Mr Westergaard was said to be "quite shocked" but was not injured.
Jakob Scharf, who heads the Danish intelligence service, PET, said the attack was "terror related".
"The arrested man has according to PET's information close relations to the Somali terrorist group, al-Shabaab, and al-Qaida leaders in eastern Africa," he added.
An umbrella organisation for moderate Muslims in Denmark condemned the attack.
"The Danish Muslim Union strongly distances itself from the attack and any kind of extremism that leads to such acts," the group said in a statement.
Denmark's cartoon crisis began in September 2005 when the Jyllands-Posten cultural editor Flemming Rose commissioned the satirical drawings as part of a discussion on free speech.

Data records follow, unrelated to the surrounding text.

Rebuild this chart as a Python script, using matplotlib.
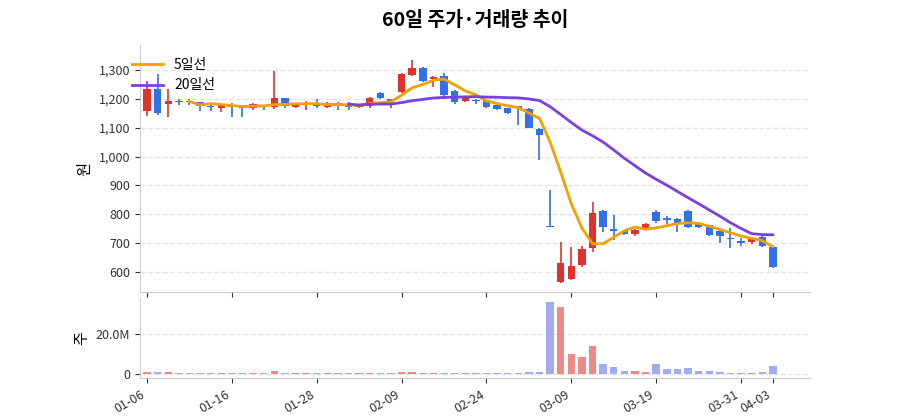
import matplotlib
matplotlib.use("Agg")
import matplotlib.pyplot as plt
import numpy as np
import pandas as pd

plt.rcParams['font.family'] = ['Noto Sans CJK KR', 'DejaVu Sans']

opens = [1159,1235,1182,1194,1192,1188,1175,1170,1176,1173,1170,1178,1171,1202,1172,1178,1186,1172,1186,1184,1172,1174,1222,1198,1224,1282,1308,1268,1279,1226,
         1191,1197,1194,1178,1169,1173,1165,1097,757,564,575,622,681,811,747,740,731,749,808,786,784,811,770,763,743,716,708,702,720,685]
closes = [1233,1150,1194,1190,1188,1174,1172,1178,1173,1170,1182,1175,1202,1176,1180,1184,1176,1186,1178,1172,1178,1204,1202,1194,1286,1308,1261,1276,1212,1188,
          1203,1191,1171,1165,1150,1170,1100,1076,755,629,620,679,805,755,742,731,745,766,778,780,770,757,755,729,723,714,699,716,690,617]
highs = [1262,1288,1235,1200,1198,1190,1178,1182,1185,1180,1186,1180,1296,1204,1182,1194,1200,1190,1188,1188,1180,1206,1224,1200,1290,1335,1310,1280,1290,1230,
         1205,1200,1196,1180,1170,1175,1167,1098,884,704,685,690,843,813,798,742,748,768,816,792,786,813,772,764,745,753,716,720,731,687]
lows = [1141,1145,1138,1180,1178,1159,1159,1155,1136,1136,1160,1162,1165,1170,1170,1160,1168,1168,1160,1160,1170,1170,1200,1170,1222,1278,1258,1240,1205,1182,
        1188,1183,1168,1160,1148,1109,1098,989,755,560,570,618,669,737,710,728,726,746,770,765,737,752,752,725,699,682,690,698,686,615]
volumes = [0.8,0.8,1.0,0.3,0.3,0.3,0.3,0.3,0.4,0.3,0.3,0.6,1.5,0.4,0.4,0.5,0.4,0.5,0.4,0.3,0.3,0.5,0.5,0.4,1.0,0.8,0.6,0.5,0.7,0.5,
           0.4,0.3,0.3,0.3,0.3,0.4,0.8,1.2,36.0,33.5,10.0,8.5,14.0,5.0,3.5,1.5,1.5,1.2,5.0,2.5,2.5,3.0,1.5,1.5,1.0,0.6,0.5,0.5,0.8,4.0]
tick_idx = [0,8,16,24,32,40,48,56,59]
tick_labels = ['01-06','01-16','01-28','02-09','02-24','03-09','03-19','03-31','04-03']

RED = '#e03131'; BLUE = '#3370e8'
fig = plt.figure(figsize=(9,4.2), dpi=100)
ax = fig.add_axes([140/900, 1-292/420, 670/900, 247/420])
axv = fig.add_axes([140/900, 1-378/420, 670/900, 80/420], sharex=ax)

x = np.arange(len(opens))
o = np.array(opens); c = np.array(closes)
up = c > o
cols = np.where(up, RED, BLUE)
ax.vlines(x, lows, highs, colors=cols, lw=1.2, zorder=2)
ax.bar(x, np.maximum(np.abs(c-o), 4), bottom=np.minimum(o, c), width=0.7, color=cols, zorder=3)
s = pd.Series(closes)
ax.plot(x, s.rolling(5).mean(), color='#f59f00', lw=2, label='5일선', zorder=4)
ax.plot(x, s.rolling(20).mean(), color='#7b3fe4', lw=2, label='20일선', zorder=4)
ax.set_ylim(530, 1387)
ax.set_yticks(range(600, 1301, 100))
ax.set_yticklabels([f'{v:,}' for v in range(600, 1301, 100)])
ax.set_ylabel('원', fontsize=11)
ax.grid(axis='y', ls='--', color='#e3e3e3', lw=1)
ax.legend(loc='upper left', frameon=False, fontsize=10, handlelength=2.2,
          bbox_to_anchor=(-0.03, 1.0))
ax.set_title('60일 주가·거래량 추이', fontsize=14, fontweight='bold', pad=14)
plt.setp(ax.get_xticklabels(), visible=False)

vcols = np.where(up, '#ec8a8a', '#a4acf0')
axv.bar(x, volumes, width=0.7, color=vcols)
axv.set_ylim(-2, 38)
axv.set_yticks([0, 20])
axv.set_yticklabels(['0', '20.0M'])
axv.set_ylabel('주', fontsize=11)
axv.grid(axis='y', ls='--', color='#e3e3e3', lw=1)
axv.set_xlim(-0.66, 62.5)
axv.set_xticks(tick_idx)
axv.set_xticklabels(tick_labels, rotation=30, ha='right', fontsize=9)

for a in (ax, axv):
    for sp in ('top', 'right'):
        a.spines[sp].set_visible(False)
    for sp in ('left', 'bottom'):
        a.spines[sp].set_color('#cccccc')
    a.tick_params(colors='#333333', labelsize=9)
    a.set_axisbelow(True)

fig.savefig('out.png', dpi=100)
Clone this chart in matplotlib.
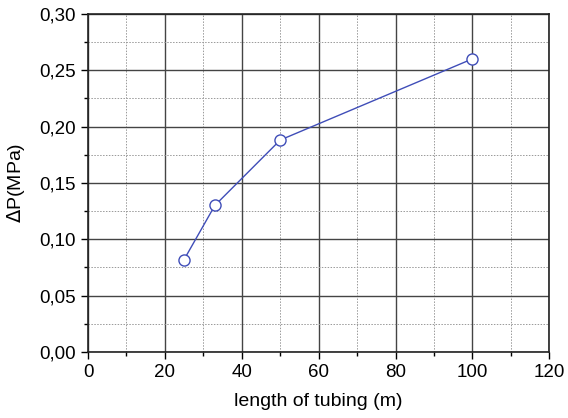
import matplotlib.pyplot as plt
from matplotlib.ticker import MultipleLocator, FuncFormatter

plt.rcParams.update({
    "font.family": ["Liberation Sans", "DejaVu Sans"],
})

# tubing length (m) vs pressure drop (MPa)
length = [25, 33, 50, 100]
dp = [0.082, 0.130, 0.188, 0.260]

fig, ax = plt.subplots(figsize=(5.68, 4.18), dpi=100)
fig.subplots_adjust(left=0.155, right=0.967, top=0.967, bottom=0.158)

ax.plot(length, dp, '-o', color='#3f4db8', lw=1.0, ms=8,
        mfc='white', mec='#3f4db8', mew=1.0, zorder=5)

ax.set_xlim(0, 120)
ax.set_ylim(0, 0.30)
ax.xaxis.set_major_locator(MultipleLocator(20))
ax.xaxis.set_minor_locator(MultipleLocator(10))
ax.yaxis.set_major_locator(MultipleLocator(0.05))
ax.yaxis.set_minor_locator(MultipleLocator(0.025))
ax.yaxis.set_major_formatter(FuncFormatter(lambda v, p: f"{v:.2f}".replace('.', ',')))

ax.grid(which='major', color='#444444', lw=1.0, ls='-')
ax.grid(which='minor', color='#999999', lw=0.7, ls=(0, (1.5, 1.5)))
ax.set_axisbelow(True)

for s in ax.spines.values():
    s.set_linewidth(1.2)
    s.set_color('#222222')

ax.tick_params(axis='both', which='major', direction='out', length=5, width=1.0, labelsize=13.5)
ax.tick_params(axis='both', which='minor', direction='out', length=3, width=1.0)

ax.set_xlabel('length of tubing (m)', fontsize=14, labelpad=9)
ax.set_ylabel(r'$\Delta$P(MPa)', fontsize=14, labelpad=9)

plt.savefig('out.png', dpi=100)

The cartoons inflamed anti-Danish and anti-Western sentiment among Muslims across the world.
In January 2006, after both the newspaper and the Danish government refused Muslim demands for an apology, a wave of violence ensued during which several Danish embassies were set alight, a boycott of Danish goods was encouraged across the Muslim world and violent anti-Danish demonstrations were held, particularly in Pakistan and Afghanistan.
Several demonstrators were killed in separate incidents as security forces sought to control the protests.
In the past several people have been arrested on suspicion of plotting Westergaard's murder, Danish police have since offered protection to everyone in the country called Kurt Westergaard.